In this episode, I talk about how banks reflect these geopolitical shifts.
Until the 2022 invasion of Ukraine, EU politicians and bankers treated Russia like any other Central and Eastern European country. Banks like UniCredit, Raiffeisen Bank International, Société Générale and others had significant subsidiaries in Russia, just as they had in e.g. the Czech Republic, Poland or Bulgaria.
Vice versa, Russian banks did business in Europe.
However, since the invasion, all but one Russian bank in the EU have been forced to shut down. In contrast, European banks continue to operate in Russia, to the chagrin of European and American officials.

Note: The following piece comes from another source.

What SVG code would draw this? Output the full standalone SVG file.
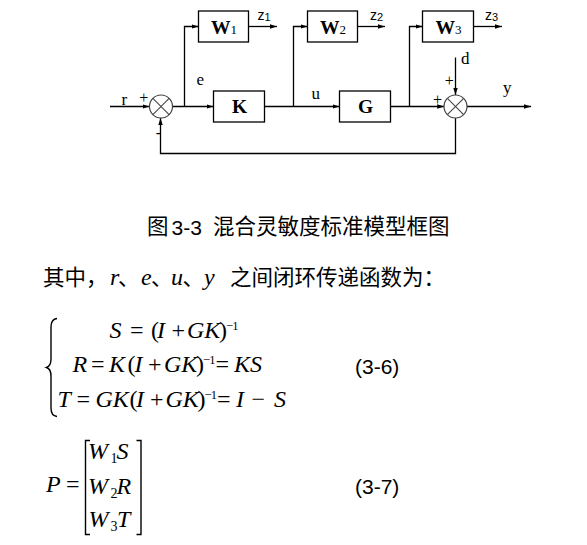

As the visit of Xi Jinping to Hungary and Serbia demonstrates, good political relations and Chinese investment go hand in hand. Usually, the larger a country’s GDP, the more foreign banks it attracts. But although Hungary has a small economy, it has more Chinese banks than e.g. Austria, Sweden or Romania.
Macron talked about the need for cross-border consolidation of European banks. It’s easy to suspect ulterior motives, as BNP Paribas and Crédit Agricole are well placed to buy foreign competitors. But given the single European market, the dominance of local banks in the biggest euro countries doesn’t seem right.
Finally, as France’s military and political power in Africa wanes, French banks have been selling their African subsidiaries to local banks.
Future episodes will be about how to sell SocGen, the effect of higher interest rates, and the frozen Russian central bank assets at Euroclear.